To those who argue that we do not yet have the technology to accomplish these results with renewable energy: I ask them to come with me to meet the entrepreneurs who will drive this revolution. I've seen what they are doing and I have no doubt that we can meet this challenge.
To those who say the costs are still too high: I ask them to consider whether the costs of oil and coal will ever stop increasing if we keep relying on quickly depleting energy sources to feed a rapidly growing demand all around the world. When demand for oil and coal increases, their price goes up. When demand for solar cells increases, the price often comes down....
Some of our greatest accomplishments as a nation have resulted from commitments to reach a goal that fell well beyond the next election: the Marshall Plan, Social Security, the interstate highway system. But a political promise to do something 40 years from now is universally ignored because everyone knows that it's meaningless. Ten years is about the maximum time that we as a nation can hold a steady aim and hit our target.
...Of course the greatest obstacle to meeting the challenge of 100 percent renewable electricity in 10 years may be the deep dysfunction of our politics and our self-governing system as it exists today. In recent years, our politics has tended toward incremental proposals made up of small policies designed to avoid offending special interests, alternating with occasional baby steps in the right direction. Our democracy has become sclerotic at a time when these crises require boldness.
It is only a truly dysfunctional system that would buy into the perverse logic that the short-term answer to high gasoline prices is drilling for more oil ten years from now.
...It's time for us to move beyond empty rhetoric. We need to act now. This is a generational moment. A moment when we decide our own path and our collective fate.
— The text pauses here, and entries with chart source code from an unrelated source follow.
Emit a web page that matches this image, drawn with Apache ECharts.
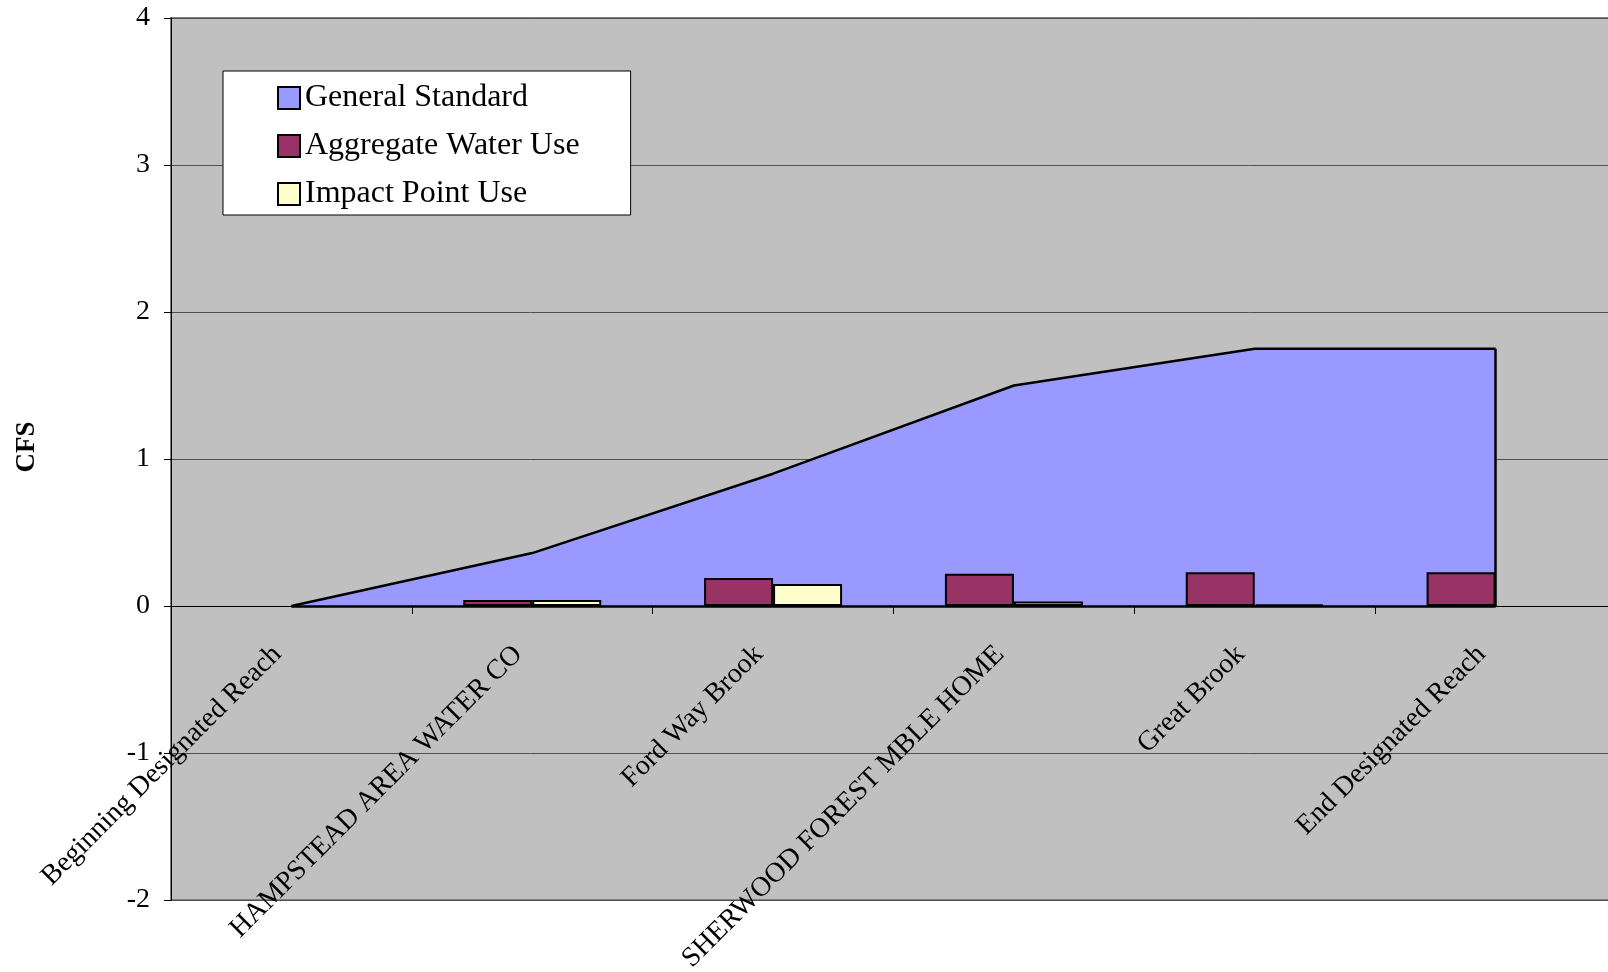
<!DOCTYPE html>
<html>
<head>
<meta charset="utf-8">
<script src="https://cdn.jsdelivr.net/npm/echarts@6/dist/echarts.min.js"></script>
<style>
html,body{margin:0;padding:0;background:#fff;}
#chart{width:1608px;height:972px;}
</style>
</head>
<body>
<div id="chart"></div>
<script>
const categories = ["Beginning Designated Reach","HAMPSTEAD AREA WATER CO","Ford Way Brook","SHERWOOD FOREST MBLE HOME","Great Brook","End Designated Reach"];
const generalStandard = [0, 0.36, 0.9, 1.5, 1.75, 1.75];
const aggregateWaterUse = [null, 0.04, 0.19, 0.22, 0.23, 0.23];
const impactPointUse = [null, 0.04, 0.15, 0.03, 0.01, null];
const yTicks = {min: -2, max: 4, interval: 1};

const FONT = "'Liberation Serif','Times New Roman',serif";
const lastIdx = categories.length - 1;

const GRID = {left: 171, top: 18, bottom: 72, right: -8};
const gridHeight = 972 - GRID.top - GRID.bottom;
// move the category axis up to the zero line of the value axis
const zeroOffset = -gridHeight * (0 - yTicks.min) / (yTicks.max - yTicks.min);

const chart = echarts.init(document.getElementById('chart'), null, {renderer: 'canvas'});
chart.setOption({
  backgroundColor: '#ffffff',
  animation: false,
  grid: Object.assign({}, GRID, {
    outerBoundsMode: 'none',
    containLabel: false,
    show: true, backgroundColor: '#C0C0C0', borderColor: '#808080', borderWidth: 2
  }),
  legend: {
    orient: 'vertical',
    left: 223, top: 71,
    icon: 'rect',
    itemWidth: 22, itemHeight: 22,
    itemGap: 16,
    padding: [11, 51, 5, 54],
    backgroundColor: '#ffffff',
    borderColor: '#000000', borderWidth: 1,
    itemStyle: {borderColor: '#000', borderWidth: 2},
    textStyle: {fontFamily: FONT, fontSize: 32, lineHeight: 32, color: '#000'},
    data: ['General Standard', 'Aggregate Water Use', 'Impact Point Use']
  },
  xAxis: {
    type: 'category',
    data: categories,
    boundaryGap: true,
    offset: zeroOffset,
    axisLine: {onZero: false, lineStyle: {color: '#000', width: 1}},
    axisTick: {show: true, interval: 0, length: 8, lineStyle: {color: '#000', width: 1}},
    axisLabel: {interval: 0, rotate: 45, margin: 30, padding: [0, 20, 0, 0], fontSize: 28, fontFamily: FONT, color: '#000'},
    splitLine: {show: false}
  },
  yAxis: {
    type: 'value',
    min: yTicks.min, max: yTicks.max, interval: yTicks.interval,
    name: 'CFS',
    nameLocation: 'middle',
    nameRotate: 90,
    nameGap: 130,
    nameTextStyle: {fontFamily: FONT, fontSize: 27, fontWeight: 'bold', color: '#000', padding: [0, 0, 0, 24]},
    axisLine: {show: true, lineStyle: {color: '#000', width: 1}},
    axisTick: {show: true, inside: false, length: 7, lineStyle: {color: '#000'}},
    axisLabel: {margin: 21, fontSize: 28, fontFamily: FONT, color: '#000'},
    splitLine: {show: true, lineStyle: {color: '#505050', width: 1}}
  },
  series: [
    {
      name: 'General Standard',
      type: 'line',
      data: generalStandard,
      symbol: 'none',
      z: 2,
      itemStyle: {color: '#9999FF'},
      lineStyle: {color: '#000', width: 2.5},
      areaStyle: {color: '#9999FF', opacity: 1},
      markLine: {
        silent: true,
        symbol: ['none', 'none'],
        label: {show: false},
        lineStyle: {color: '#000', width: 2.5, type: 'solid'},
        data: [
          [{coord: [categories[lastIdx], 0]}, {coord: [categories[lastIdx], generalStandard[lastIdx]]}],
          [{coord: [categories[0], 0]}, {coord: [categories[lastIdx], 0]}]
        ]
      }
    },
    {
      name: 'Aggregate Water Use',
      type: 'bar',
      data: aggregateWaterUse,
      z: 3,
      barGap: '0%',
      barCategoryGap: '42.7%',
      itemStyle: {color: '#993366', borderColor: '#000', borderWidth: 2}
    },
    {
      name: 'Impact Point Use',
      type: 'bar',
      data: impactPointUse,
      z: 3,
      barGap: '0%',
      barCategoryGap: '42.7%',
      itemStyle: {color: '#FFFFCC', borderColor: '#000', borderWidth: 2}
    }
  ]
});
</script>
</body>
</html>
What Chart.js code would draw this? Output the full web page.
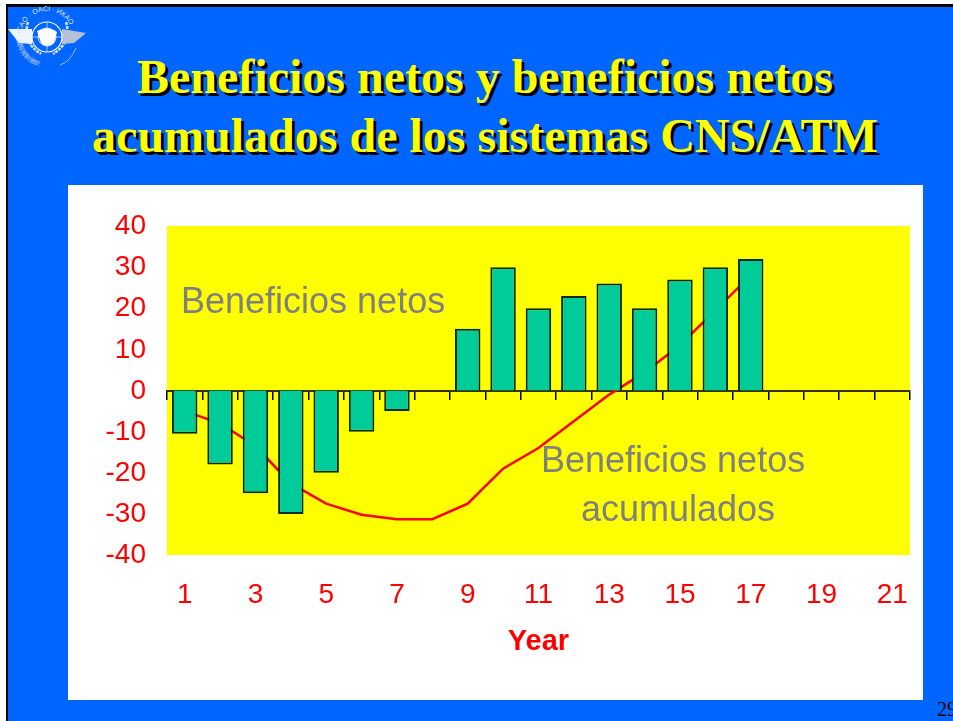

...We must now lift our nation to reach another goal that will change history. Our entire civilization depends upon us now embarking on a new journey of exploration and discovery. Our success depends on our willingness as a people to undertake this journey and to complete it within 10 years. Once again, we have an opportunity to take a giant leap for humankind." - Al Gore, July 17, 2008.
I love how optimistic Al Gore is - he inspires me, he makes me want to hope. To have that audacity, if you will. I love these big visions, I long to participate in a "generational movement." My generation, the cynical X, has matured in a society which focuses solely on superficial material extravagance, focuses only on selfish indulgences. I believe that I'm not the only one who longs, with a passion, to do something big, to make our country great, to actually do something that benefits the world at large, rather than our pocketbooks. I want to believe, to hope. And yet...I know it's doomed to failure.
I've been complaining about fuel prices for many years - not that they were too high, but that they were too LOW. I'm glad that today's gas prices are making people think about what they're consuming, making them rethink their Hummers, rethink their 60-mile commutes. America has needed a slap to the face for a long time. Stop whining, people, and do something about it. Something smart. Something brave. Something great. Listen to people who are not being bought off by Big Oil.
In other, yet related news, it's about time I really started to buckle down and pay attention to this year's election. I've been taking a break to recover from the exhausting party primaries and I'm already weary from the backbiting, flip-flopping, and insincerity. But it's my duty to be informed, and consequently, dragging my readers along. Here's my disclaimer and credo from the 2006 election - all these qualifications stand, especially that about civil discourse. I will respect those who respectfully disagree and am happy to discuss politics, but will unashamedly ban any comments which make personal attacks or unfounded accusations, or just say "Obama sucks." You'd better back that up on my site, buster.
In 2004, I had a great website for collecting election news, but it was in the days before I discovered del.icio.us, and I've changed computers a few times since then. I can't find it now. So you'll see I've added election coverage from NPR, PBS, and Factcheck.org on my blogroll. I welcome any other recommendations!